## What is expected
Print all of the lines exactly. Any picture among them stays out.

## Data segment

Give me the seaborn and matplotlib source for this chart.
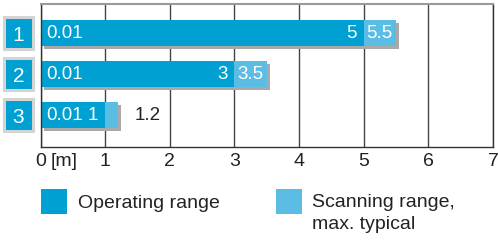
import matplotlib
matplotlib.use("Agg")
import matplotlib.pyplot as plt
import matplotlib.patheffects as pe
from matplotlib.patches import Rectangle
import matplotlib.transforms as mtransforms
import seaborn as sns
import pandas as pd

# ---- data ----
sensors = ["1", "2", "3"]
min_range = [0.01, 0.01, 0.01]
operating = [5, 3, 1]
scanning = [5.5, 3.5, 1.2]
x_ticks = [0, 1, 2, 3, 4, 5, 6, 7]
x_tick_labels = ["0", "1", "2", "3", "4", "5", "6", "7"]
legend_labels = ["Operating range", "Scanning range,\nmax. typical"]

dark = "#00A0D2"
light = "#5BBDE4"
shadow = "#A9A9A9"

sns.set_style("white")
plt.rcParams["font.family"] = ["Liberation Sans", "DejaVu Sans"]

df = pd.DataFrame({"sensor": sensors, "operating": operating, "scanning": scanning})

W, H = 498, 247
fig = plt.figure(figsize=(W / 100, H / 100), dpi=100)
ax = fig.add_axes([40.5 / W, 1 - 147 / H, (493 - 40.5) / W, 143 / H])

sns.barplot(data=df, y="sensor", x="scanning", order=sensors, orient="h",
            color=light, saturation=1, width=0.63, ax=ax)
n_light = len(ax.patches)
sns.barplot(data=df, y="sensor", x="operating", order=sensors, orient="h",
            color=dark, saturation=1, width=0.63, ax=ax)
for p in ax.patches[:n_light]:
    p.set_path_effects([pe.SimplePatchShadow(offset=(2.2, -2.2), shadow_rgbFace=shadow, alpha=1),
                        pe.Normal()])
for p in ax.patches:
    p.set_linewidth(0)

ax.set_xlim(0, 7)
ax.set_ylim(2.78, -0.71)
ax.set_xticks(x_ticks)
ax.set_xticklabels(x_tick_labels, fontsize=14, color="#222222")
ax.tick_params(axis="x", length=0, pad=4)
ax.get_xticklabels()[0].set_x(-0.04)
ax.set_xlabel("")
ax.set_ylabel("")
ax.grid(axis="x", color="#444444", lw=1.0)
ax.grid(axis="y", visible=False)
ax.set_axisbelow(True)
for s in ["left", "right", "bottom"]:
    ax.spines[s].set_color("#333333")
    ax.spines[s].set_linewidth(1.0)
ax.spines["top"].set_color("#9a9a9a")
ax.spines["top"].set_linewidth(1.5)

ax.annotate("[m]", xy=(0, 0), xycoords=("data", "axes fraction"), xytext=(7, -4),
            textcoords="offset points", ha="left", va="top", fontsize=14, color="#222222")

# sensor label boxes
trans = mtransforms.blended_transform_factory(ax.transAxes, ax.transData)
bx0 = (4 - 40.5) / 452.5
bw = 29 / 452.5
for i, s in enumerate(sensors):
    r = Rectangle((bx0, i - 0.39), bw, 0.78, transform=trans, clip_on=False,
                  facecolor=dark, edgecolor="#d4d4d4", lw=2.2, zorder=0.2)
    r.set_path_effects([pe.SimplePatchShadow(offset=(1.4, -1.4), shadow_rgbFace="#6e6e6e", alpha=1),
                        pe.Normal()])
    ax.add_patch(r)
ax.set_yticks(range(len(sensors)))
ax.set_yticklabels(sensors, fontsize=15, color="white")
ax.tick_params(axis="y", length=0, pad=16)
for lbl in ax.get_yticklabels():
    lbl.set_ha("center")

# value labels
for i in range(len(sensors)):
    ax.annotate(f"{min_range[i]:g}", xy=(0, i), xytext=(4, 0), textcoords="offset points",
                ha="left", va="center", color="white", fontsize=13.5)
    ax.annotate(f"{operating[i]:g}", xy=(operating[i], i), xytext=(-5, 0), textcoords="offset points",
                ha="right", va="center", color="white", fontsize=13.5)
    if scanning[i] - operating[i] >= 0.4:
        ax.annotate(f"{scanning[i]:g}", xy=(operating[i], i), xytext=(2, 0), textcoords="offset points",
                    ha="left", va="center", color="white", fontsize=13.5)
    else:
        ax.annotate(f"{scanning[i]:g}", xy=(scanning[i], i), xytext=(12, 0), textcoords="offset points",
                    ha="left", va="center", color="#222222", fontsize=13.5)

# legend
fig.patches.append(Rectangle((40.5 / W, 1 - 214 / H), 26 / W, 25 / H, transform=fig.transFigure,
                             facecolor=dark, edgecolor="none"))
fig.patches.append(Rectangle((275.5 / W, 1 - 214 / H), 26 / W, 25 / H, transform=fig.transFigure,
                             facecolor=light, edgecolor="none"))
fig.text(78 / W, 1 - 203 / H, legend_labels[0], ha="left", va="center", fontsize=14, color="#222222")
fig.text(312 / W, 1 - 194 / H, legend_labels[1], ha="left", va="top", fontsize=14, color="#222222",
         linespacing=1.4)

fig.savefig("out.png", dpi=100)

## Answer to this problem
Give me the seaborn and matplotlib source for this chart.
import matplotlib
matplotlib.use("Agg")
import matplotlib.pyplot as plt
import matplotlib.patheffects as pe
from matplotlib.patches import Rectangle
import matplotlib.transforms as mtransforms
import seaborn as sns
import pandas as pd

# ---- data ----
sensors = ["1", "2", "3"]
min_range = [0.01, 0.01, 0.01]
operating = [5, 3, 1]
scanning = [5.5, 3.5, 1.2]
x_ticks = [0, 1, 2, 3, 4, 5, 6, 7]
x_tick_labels = ["0", "1", "2", "3", "4", "5", "6", "7"]
legend_labels = ["Operating range", "Scanning range,\nmax. typical"]

dark = "#00A0D2"
light = "#5BBDE4"
shadow = "#A9A9A9"

sns.set_style("white")
plt.rcParams["font.family"] = ["Liberation Sans", "DejaVu Sans"]

df = pd.DataFrame({"sensor": sensors, "operating": operating, "scanning": scanning})

W, H = 498, 247
fig = plt.figure(figsize=(W / 100, H / 100), dpi=100)
ax = fig.add_axes([40.5 / W, 1 - 147 / H, (493 - 40.5) / W, 143 / H])

sns.barplot(data=df, y="sensor", x="scanning", order=sensors, orient="h",
            color=light, saturation=1, width=0.63, ax=ax)
n_light = len(ax.patches)
sns.barplot(data=df, y="sensor", x="operating", order=sensors, orient="h",
            color=dark, saturation=1, width=0.63, ax=ax)
for p in ax.patches[:n_light]:
    p.set_path_effects([pe.SimplePatchShadow(offset=(2.2, -2.2), shadow_rgbFace=shadow, alpha=1),
                        pe.Normal()])
for p in ax.patches:
    p.set_linewidth(0)

ax.set_xlim(0, 7)
ax.set_ylim(2.78, -0.71)
ax.set_xticks(x_ticks)
ax.set_xticklabels(x_tick_labels, fontsize=14, color="#222222")
ax.tick_params(axis="x", length=0, pad=4)
ax.get_xticklabels()[0].set_x(-0.04)
ax.set_xlabel("")
ax.set_ylabel("")
ax.grid(axis="x", color="#444444", lw=1.0)
ax.grid(axis="y", visible=False)
ax.set_axisbelow(True)
for s in ["left", "right", "bottom"]:
    ax.spines[s].set_color("#333333")
    ax.spines[s].set_linewidth(1.0)
ax.spines["top"].set_color("#9a9a9a")
ax.spines["top"].set_linewidth(1.5)

ax.annotate("[m]", xy=(0, 0), xycoords=("data", "axes fraction"), xytext=(7, -4),
            textcoords="offset points", ha="left", va="top", fontsize=14, color="#222222")

# sensor label boxes
trans = mtransforms.blended_transform_factory(ax.transAxes, ax.transData)
bx0 = (4 - 40.5) / 452.5
bw = 29 / 452.5
for i, s in enumerate(sensors):
    r = Rectangle((bx0, i - 0.39), bw, 0.78, transform=trans, clip_on=False,
                  facecolor=dark, edgecolor="#d4d4d4", lw=2.2, zorder=0.2)
    r.set_path_effects([pe.SimplePatchShadow(offset=(1.4, -1.4), shadow_rgbFace="#6e6e6e", alpha=1),
                        pe.Normal()])
    ax.add_patch(r)
ax.set_yticks(range(len(sensors)))
ax.set_yticklabels(sensors, fontsize=15, color="white")
ax.tick_params(axis="y", length=0, pad=16)
for lbl in ax.get_yticklabels():
    lbl.set_ha("center")

# value labels
for i in range(len(sensors)):
    ax.annotate(f"{min_range[i]:g}", xy=(0, i), xytext=(4, 0), textcoords="offset points",
                ha="left", va="center", color="white", fontsize=13.5)
    ax.annotate(f"{operating[i]:g}", xy=(operating[i], i), xytext=(-5, 0), textcoords="offset points",
                ha="right", va="center", color="white", fontsize=13.5)
    if scanning[i] - operating[i] >= 0.4:
        ax.annotate(f"{scanning[i]:g}", xy=(operating[i], i), xytext=(2, 0), textcoords="offset points",
                    ha="left", va="center", color="white", fontsize=13.5)
    else:
        ax.annotate(f"{scanning[i]:g}", xy=(scanning[i], i), xytext=(12, 0), textcoords="offset points",
                    ha="left", va="center", color="#222222", fontsize=13.5)

# legend
fig.patches.append(Rectangle((40.5 / W, 1 - 214 / H), 26 / W, 25 / H, transform=fig.transFigure,
                             facecolor=dark, edgecolor="none"))
fig.patches.append(Rectangle((275.5 / W, 1 - 214 / H), 26 / W, 25 / H, transform=fig.transFigure,
                             facecolor=light, edgecolor="none"))
fig.text(78 / W, 1 - 203 / H, legend_labels[0], ha="left", va="center", fontsize=14, color="#222222")
fig.text(312 / W, 1 - 194 / H, legend_labels[1], ha="left", va="top", fontsize=14, color="#222222",
         linespacing=1.4)

fig.savefig("out.png", dpi=100)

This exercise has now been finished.